Apesar de endeusado pelos fashionistas, nunca foi santo. Não poupava críticas a estrelas acima do peso –Adele foi vítima, em 2012, de seu desprezo por quilos extras– e causou uma saia justa no Oscar de 2017 quando Meryl Streep se recusou a usar um look feito por ele.

Na ocasião, disse que ela não vestiria Chanel porque não seria paga por isso. Streep rebateu, negou a acusação e ainda disse que o episódio “sujou” dua aparição no Oscasr e “eclipsou a ess ahonra aos olhos da mídia, dos meus colegas e do público”.

Até no Brasil o estilista teria descarregado o mau-humor. Comenta-se que quando veio lançar a exposição “Little Black Jacket”, em 2013, na Oca do Ibirapuera, obrigou toda a equipe a vestir preto e ficou no cercadinho VIP longe de qualquer contato com os fãs e a imprensa local.
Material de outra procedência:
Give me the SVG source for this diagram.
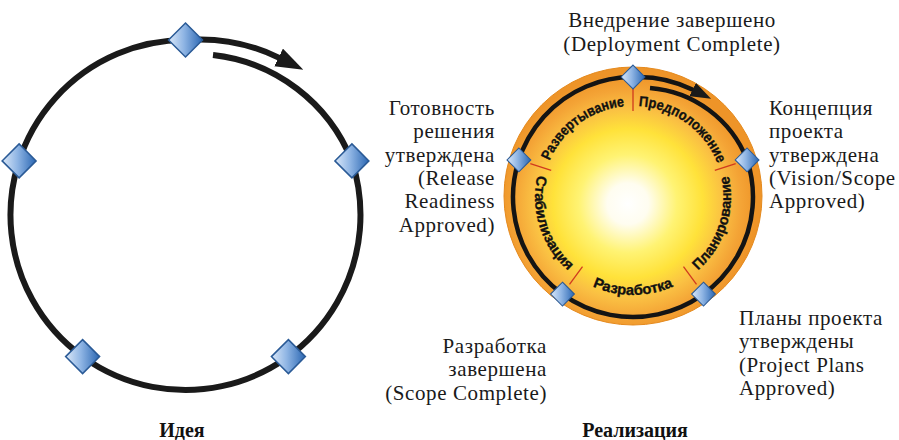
<svg xmlns="http://www.w3.org/2000/svg" width="899" height="440" viewBox="0 0 899 440">
<style>
.lbl{font-family:"Liberation Serif","Times New Roman",serif;font-size:21px;fill:#1a1a1a;letter-spacing:0.6px}
.cap{font-family:"Liberation Serif","Times New Roman",serif;font-size:20px;font-weight:bold;fill:#111;text-anchor:middle}
.phase{font-family:"Liberation Sans",Arial,sans-serif;font-size:14.5px;font-weight:bold;fill:#111;stroke:#111;stroke-width:0.35}
.ringL{fill:none;stroke:#1a1a1a;stroke-width:6}
.ringR{fill:none;stroke:#141414;stroke-width:4.5}
.div{stroke:#d03a1e;stroke-width:1.3}
</style>
<defs>
 <linearGradient id="gDia" x1="0" y1="0" x2="1" y2="0">
  <stop offset="0" stop-color="#dbe8f8"/>
  <stop offset="0.45" stop-color="#8fb5e4"/>
  <stop offset="1" stop-color="#2a66b2"/>
 </linearGradient>
 <radialGradient id="gSun" cx="0.48" cy="0.53" r="0.5">
  <stop offset="0" stop-color="#ffffff"/>
  <stop offset="0.16" stop-color="#fffdf0"/>
  <stop offset="0.38" stop-color="#fff373"/>
  <stop offset="0.58" stop-color="#ffe23a"/>
  <stop offset="0.74" stop-color="#fac043"/>
  <stop offset="0.88" stop-color="#f4a436"/>
  <stop offset="1" stop-color="#ee9428"/>
 </radialGradient>
 <marker id="arrow" viewBox="0 0 10 8" markerWidth="4.6" markerHeight="3.3" refX="0.5" refY="4" orient="auto" markerUnits="strokeWidth" preserveAspectRatio="none">
  <path d="M0,0 L10,4 L0,8 z" fill="#1a1a1a"/>
 </marker>
 <polygon id="dia" points="0,-17 17,0 0,17 -17,0" fill="url(#gDia)" stroke="#2a5a96" stroke-width="1.5"/>
 <path id="pArc1" d="M546.45,168.88 A91,91 0 0 1 633,106"/>
 <path id="pArc2" d="M633,106 A91,91 0 0 1 719.55,168.88"/>
 <path id="pArc3" d="M690.6,276.28 A98,98 0 0 0 726.21,166.72"/>
 <path id="pArc4" d="M575.4,276.28 A98,98 0 0 0 690.6,276.28"/>
 <path id="pArc5" d="M539.79,166.72 A98,98 0 0 0 575.4,276.28"/>
</defs>

<!-- Right diagram background -->
<g id="sun">
 <circle cx="633" cy="196" r="129" fill="url(#gSun)" stroke="#e58a1e" stroke-width="1"/>
 <line class="div" x1="633" y1="111" x2="633" y2="89"/>
 <line class="div" x1="714.8" y1="170.4" x2="735.7" y2="163.6"/>
 <line class="div" x1="683.5" y1="266.6" x2="696.5" y2="284.4"/>
 <line class="div" x1="582.5" y1="266.6" x2="569.5" y2="284.4"/>
 <line class="div" x1="551.2" y1="170.4" x2="530.3" y2="163.6"/>
 <text class="phase"><textPath href="#pArc1" startOffset="50%" text-anchor="middle" textLength="97" lengthAdjust="spacingAndGlyphs">Развертывание</textPath></text>
 <text class="phase"><textPath href="#pArc2" startOffset="50%" text-anchor="middle" textLength="103" lengthAdjust="spacingAndGlyphs">Предположение</textPath></text>
 <text class="phase"><textPath href="#pArc3" startOffset="50%" text-anchor="middle" textLength="104" lengthAdjust="spacingAndGlyphs">Планирование</textPath></text>
 <text class="phase"><textPath href="#pArc4" startOffset="50%" text-anchor="middle" textLength="83" lengthAdjust="spacingAndGlyphs">Разработка</textPath></text>
 <text class="phase"><textPath href="#pArc5" startOffset="50%" text-anchor="middle" textLength="105" lengthAdjust="spacingAndGlyphs">Стабилизация</textPath></text>
</g>

<g id="connectors">
 <path class="ringL" d="M213,55 A170,170 0 0 1 351.9,160.9 A175,175 0 1 1 185.5,40 A181,181 0 0 1 279.8,58.1" marker-end="url(#arrow)"/>
 <path class="ringR" d="M650,88 A114,114 0 0 1 747.1,159.9 A120,120 0 1 1 633,77 A123,123 0 0 1 693.5,90" marker-end="url(#arrow)"/>
</g>

<!-- Left diagram milestones -->
<g id="L-top"><use href="#dia" x="185.5" y="40"/></g>
<g id="L-right"><use href="#dia" x="351.9" y="160.9"/></g>
<g id="L-botright"><use href="#dia" x="288.4" y="356.6"/></g>
<g id="L-botleft"><use href="#dia" x="82.6" y="356.6"/></g>
<g id="L-left"><use href="#dia" x="19.1" y="160.9"/></g>

<!-- Right diagram milestones -->
<g id="R-top">
 <use href="#dia" transform="translate(633,77) scale(0.7)"/>
 <text class="lbl" text-anchor="middle"><tspan x="672" y="27">Внедрение завершено</tspan><tspan x="672" y="51">(Deployment Complete)</tspan></text>
</g>
<g id="R-right">
 <use href="#dia" transform="translate(747.1,159.9) scale(0.7)"/>
 <text class="lbl"><tspan x="769" y="115">Концепция</tspan><tspan x="769" y="138.3">проекта</tspan><tspan x="769" y="161.6">утверждена</tspan><tspan x="769" y="184.9">(Vision/Scope</tspan><tspan x="769" y="208.2">Approved)</tspan></text>
</g>
<g id="R-botright">
 <use href="#dia" transform="translate(703.5,294.1) scale(0.7)"/>
 <text class="lbl"><tspan x="739" y="325">Планы проекта</tspan><tspan x="739" y="348.3">утверждены</tspan><tspan x="739" y="371.6">(Project Plans</tspan><tspan x="739" y="394.9">Approved)</tspan></text>
</g>
<g id="R-botleft">
 <use href="#dia" transform="translate(562.5,294.1) scale(0.7)"/>
 <text class="lbl" text-anchor="end"><tspan x="547" y="353">Разработка</tspan><tspan x="547" y="376.3">завершена</tspan><tspan x="547" y="399.6">(Scope Complete)</tspan></text>
</g>
<g id="R-left">
 <use href="#dia" transform="translate(518.9,159.9) scale(0.7)"/>
 <text class="lbl" text-anchor="end"><tspan x="495" y="115">Готовность</tspan><tspan x="495" y="138.3">решения</tspan><tspan x="495" y="161.6">утверждена</tspan><tspan x="495" y="184.9">(Release</tspan><tspan x="495" y="208.2">Readiness</tspan><tspan x="495" y="231.5">Approved)</tspan></text>
</g>

<g id="captions">
 <text class="cap" x="182" y="437">Идея</text>
 <text class="cap" x="635" y="437">Реализация</text>
</g>
</svg>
E foi assim, à base de polêmicas, como a resistência em fazer uso constante de peles verdadeiras nos desfiles da Fendi —assim como a Chanel, a grife mantinha contrato vitalício com o designer—, desfiles apoteóticos no Grand Palais, sempre no último dia da temporada de Paris, e língua afiada, Lagerfeld se blindou de qualquer possibilidade de queda.

O mundo acompanhou boquiaberto sua capacidade inesgotável de prever movimentos, como no desfile em que criou um supermercado, em 2014, colocando definitivamente a estética urbana do “normcore” na moda de alto luxo, e abrir novas frentes para a moda.

Ainda que nos últimos dois anos sua tesoura tenha perdido o verniz contemporâneo de outrora, como se reciclasse a si mesmo em cada look desfilado, mantinha afiado o olhar para a juventude, lançando peças de apelo pop e galgadas no espírito urbano de luxo que sempre perseguiu.

Foi, por exemplo, o primeiro estilista de alta-costura a assinar uma coleção para uma rede popular, em 2004, numa colaboração com a varejista sueca H&M, e também o primeiro a levar, em 2016, um desfile de moda para Cuba, logo após a ilha ensaiar os primeiros passos de uma reabertura.

Lagerfeld dava sinais de cansaço. O controlador obsessivo já andava pouco pela passarela, mal ia a eventos, vetava entrevistas e alertou a moda de sua partida quando faltou pela primeira vez a um desfile de alta-costura da Chanel, em janeiro.

Mas não deixou os holofotes virarem mesmo no dia de sua morte. Partiu num espaço em branco do calendário de outono-inverno 2019-2020, um dia atipicamente vazio da programação de sete dias em Milão, cujo vácuo transformou a terça-feira em lamento e num dia só dele como tinha de ser.